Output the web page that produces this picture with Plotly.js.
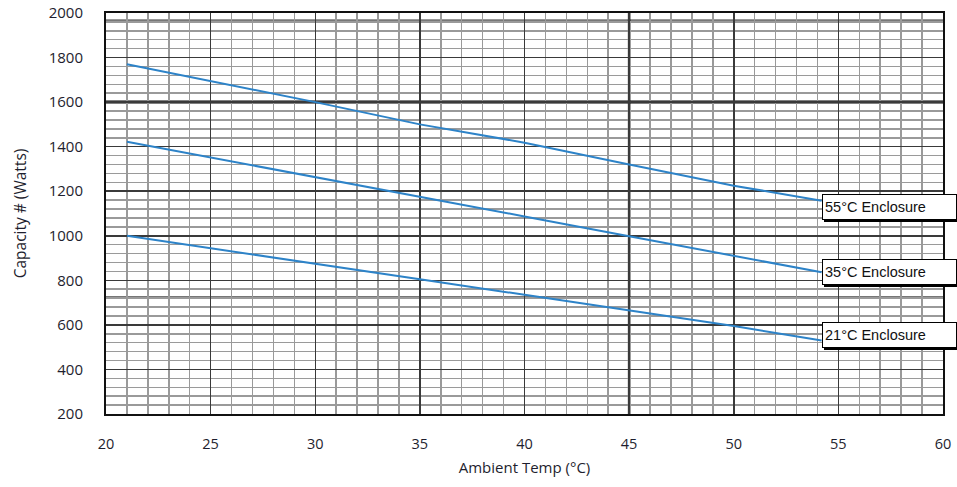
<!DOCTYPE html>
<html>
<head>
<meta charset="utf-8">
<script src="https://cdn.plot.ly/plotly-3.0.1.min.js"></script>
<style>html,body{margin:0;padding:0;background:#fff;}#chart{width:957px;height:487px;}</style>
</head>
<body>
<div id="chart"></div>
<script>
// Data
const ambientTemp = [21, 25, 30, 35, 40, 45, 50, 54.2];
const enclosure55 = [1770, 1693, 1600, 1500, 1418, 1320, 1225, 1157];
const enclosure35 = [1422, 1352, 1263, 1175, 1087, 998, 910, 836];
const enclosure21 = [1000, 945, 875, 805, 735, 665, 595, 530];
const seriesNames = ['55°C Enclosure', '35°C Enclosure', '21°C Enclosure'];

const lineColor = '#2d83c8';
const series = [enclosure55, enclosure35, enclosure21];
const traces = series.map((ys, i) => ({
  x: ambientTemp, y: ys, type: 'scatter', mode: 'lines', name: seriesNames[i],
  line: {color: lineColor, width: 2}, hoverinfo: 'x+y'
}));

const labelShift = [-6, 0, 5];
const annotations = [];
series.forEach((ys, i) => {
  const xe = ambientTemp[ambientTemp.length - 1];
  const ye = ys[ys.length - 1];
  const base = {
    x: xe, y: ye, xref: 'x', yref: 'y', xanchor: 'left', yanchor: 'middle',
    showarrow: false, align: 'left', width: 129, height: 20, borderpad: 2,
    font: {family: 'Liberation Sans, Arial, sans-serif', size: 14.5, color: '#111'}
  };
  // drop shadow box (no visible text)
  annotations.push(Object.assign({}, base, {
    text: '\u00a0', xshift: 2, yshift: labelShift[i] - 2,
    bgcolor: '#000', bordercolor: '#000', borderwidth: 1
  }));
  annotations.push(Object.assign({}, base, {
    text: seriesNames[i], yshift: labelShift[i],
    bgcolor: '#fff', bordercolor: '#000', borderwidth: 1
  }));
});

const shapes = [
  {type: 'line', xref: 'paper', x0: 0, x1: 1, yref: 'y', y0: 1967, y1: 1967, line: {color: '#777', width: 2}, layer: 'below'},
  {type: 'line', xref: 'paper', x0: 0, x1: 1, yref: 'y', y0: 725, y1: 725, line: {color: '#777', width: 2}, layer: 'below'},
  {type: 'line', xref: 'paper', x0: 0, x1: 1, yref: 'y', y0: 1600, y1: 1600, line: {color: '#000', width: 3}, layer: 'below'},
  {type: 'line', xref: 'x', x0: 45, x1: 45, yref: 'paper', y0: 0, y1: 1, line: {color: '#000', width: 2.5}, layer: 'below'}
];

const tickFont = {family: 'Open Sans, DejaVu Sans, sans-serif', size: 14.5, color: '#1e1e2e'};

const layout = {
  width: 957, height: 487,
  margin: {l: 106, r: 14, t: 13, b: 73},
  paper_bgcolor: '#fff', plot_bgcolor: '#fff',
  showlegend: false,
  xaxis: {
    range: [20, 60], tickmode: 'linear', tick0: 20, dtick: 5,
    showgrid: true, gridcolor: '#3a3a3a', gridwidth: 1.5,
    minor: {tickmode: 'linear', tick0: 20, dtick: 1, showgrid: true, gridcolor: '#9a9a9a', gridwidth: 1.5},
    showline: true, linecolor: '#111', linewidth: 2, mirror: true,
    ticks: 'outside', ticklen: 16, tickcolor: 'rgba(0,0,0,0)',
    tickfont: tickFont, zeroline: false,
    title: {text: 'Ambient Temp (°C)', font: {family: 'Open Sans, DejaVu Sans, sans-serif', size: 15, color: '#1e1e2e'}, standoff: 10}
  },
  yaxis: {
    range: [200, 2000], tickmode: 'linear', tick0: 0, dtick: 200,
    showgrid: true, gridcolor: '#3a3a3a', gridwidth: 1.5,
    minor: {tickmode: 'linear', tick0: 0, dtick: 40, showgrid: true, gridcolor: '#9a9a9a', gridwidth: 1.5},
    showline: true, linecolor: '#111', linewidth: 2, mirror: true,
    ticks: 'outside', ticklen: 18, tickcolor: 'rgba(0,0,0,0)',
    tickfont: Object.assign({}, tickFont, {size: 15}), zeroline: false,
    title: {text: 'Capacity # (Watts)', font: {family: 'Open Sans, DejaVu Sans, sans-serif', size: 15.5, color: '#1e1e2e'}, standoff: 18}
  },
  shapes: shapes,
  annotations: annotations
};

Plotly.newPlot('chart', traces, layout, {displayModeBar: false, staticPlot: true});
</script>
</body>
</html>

^^^^

**WORK REQUIRED:**
Print each line of the material above exactly, with the pictures removed from your copy.

**SOLUTION TO THIS EXERCISE:**
Output the web page that produces this picture with Plotly.js.
<!DOCTYPE html>
<html>
<head>
<meta charset="utf-8">
<script src="https://cdn.plot.ly/plotly-3.0.1.min.js"></script>
<style>html,body{margin:0;padding:0;background:#fff;}#chart{width:957px;height:487px;}</style>
</head>
<body>
<div id="chart"></div>
<script>
// Data
const ambientTemp = [21, 25, 30, 35, 40, 45, 50, 54.2];
const enclosure55 = [1770, 1693, 1600, 1500, 1418, 1320, 1225, 1157];
const enclosure35 = [1422, 1352, 1263, 1175, 1087, 998, 910, 836];
const enclosure21 = [1000, 945, 875, 805, 735, 665, 595, 530];
const seriesNames = ['55°C Enclosure', '35°C Enclosure', '21°C Enclosure'];

const lineColor = '#2d83c8';
const series = [enclosure55, enclosure35, enclosure21];
const traces = series.map((ys, i) => ({
  x: ambientTemp, y: ys, type: 'scatter', mode: 'lines', name: seriesNames[i],
  line: {color: lineColor, width: 2}, hoverinfo: 'x+y'
}));

const labelShift = [-6, 0, 5];
const annotations = [];
series.forEach((ys, i) => {
  const xe = ambientTemp[ambientTemp.length - 1];
  const ye = ys[ys.length - 1];
  const base = {
    x: xe, y: ye, xref: 'x', yref: 'y', xanchor: 'left', yanchor: 'middle',
    showarrow: false, align: 'left', width: 129, height: 20, borderpad: 2,
    font: {family: 'Liberation Sans, Arial, sans-serif', size: 14.5, color: '#111'}
  };
  // drop shadow box (no visible text)
  annotations.push(Object.assign({}, base, {
    text: '\u00a0', xshift: 2, yshift: labelShift[i] - 2,
    bgcolor: '#000', bordercolor: '#000', borderwidth: 1
  }));
  annotations.push(Object.assign({}, base, {
    text: seriesNames[i], yshift: labelShift[i],
    bgcolor: '#fff', bordercolor: '#000', borderwidth: 1
  }));
});

const shapes = [
  {type: 'line', xref: 'paper', x0: 0, x1: 1, yref: 'y', y0: 1967, y1: 1967, line: {color: '#777', width: 2}, layer: 'below'},
  {type: 'line', xref: 'paper', x0: 0, x1: 1, yref: 'y', y0: 725, y1: 725, line: {color: '#777', width: 2}, layer: 'below'},
  {type: 'line', xref: 'paper', x0: 0, x1: 1, yref: 'y', y0: 1600, y1: 1600, line: {color: '#000', width: 3}, layer: 'below'},
  {type: 'line', xref: 'x', x0: 45, x1: 45, yref: 'paper', y0: 0, y1: 1, line: {color: '#000', width: 2.5}, layer: 'below'}
];

const tickFont = {family: 'Open Sans, DejaVu Sans, sans-serif', size: 14.5, color: '#1e1e2e'};

const layout = {
  width: 957, height: 487,
  margin: {l: 106, r: 14, t: 13, b: 73},
  paper_bgcolor: '#fff', plot_bgcolor: '#fff',
  showlegend: false,
  xaxis: {
    range: [20, 60], tickmode: 'linear', tick0: 20, dtick: 5,
    showgrid: true, gridcolor: '#3a3a3a', gridwidth: 1.5,
    minor: {tickmode: 'linear', tick0: 20, dtick: 1, showgrid: true, gridcolor: '#9a9a9a', gridwidth: 1.5},
    showline: true, linecolor: '#111', linewidth: 2, mirror: true,
    ticks: 'outside', ticklen: 16, tickcolor: 'rgba(0,0,0,0)',
    tickfont: tickFont, zeroline: false,
    title: {text: 'Ambient Temp (°C)', font: {family: 'Open Sans, DejaVu Sans, sans-serif', size: 15, color: '#1e1e2e'}, standoff: 10}
  },
  yaxis: {
    range: [200, 2000], tickmode: 'linear', tick0: 0, dtick: 200,
    showgrid: true, gridcolor: '#3a3a3a', gridwidth: 1.5,
    minor: {tickmode: 'linear', tick0: 0, dtick: 40, showgrid: true, gridcolor: '#9a9a9a', gridwidth: 1.5},
    showline: true, linecolor: '#111', linewidth: 2, mirror: true,
    ticks: 'outside', ticklen: 18, tickcolor: 'rgba(0,0,0,0)',
    tickfont: Object.assign({}, tickFont, {size: 15}), zeroline: false,
    title: {text: 'Capacity # (Watts)', font: {family: 'Open Sans, DejaVu Sans, sans-serif', size: 15.5, color: '#1e1e2e'}, standoff: 18}
  },
  shapes: shapes,
  annotations: annotations
};

Plotly.newPlot('chart', traces, layout, {displayModeBar: false, staticPlot: true});
</script>
</body>
</html>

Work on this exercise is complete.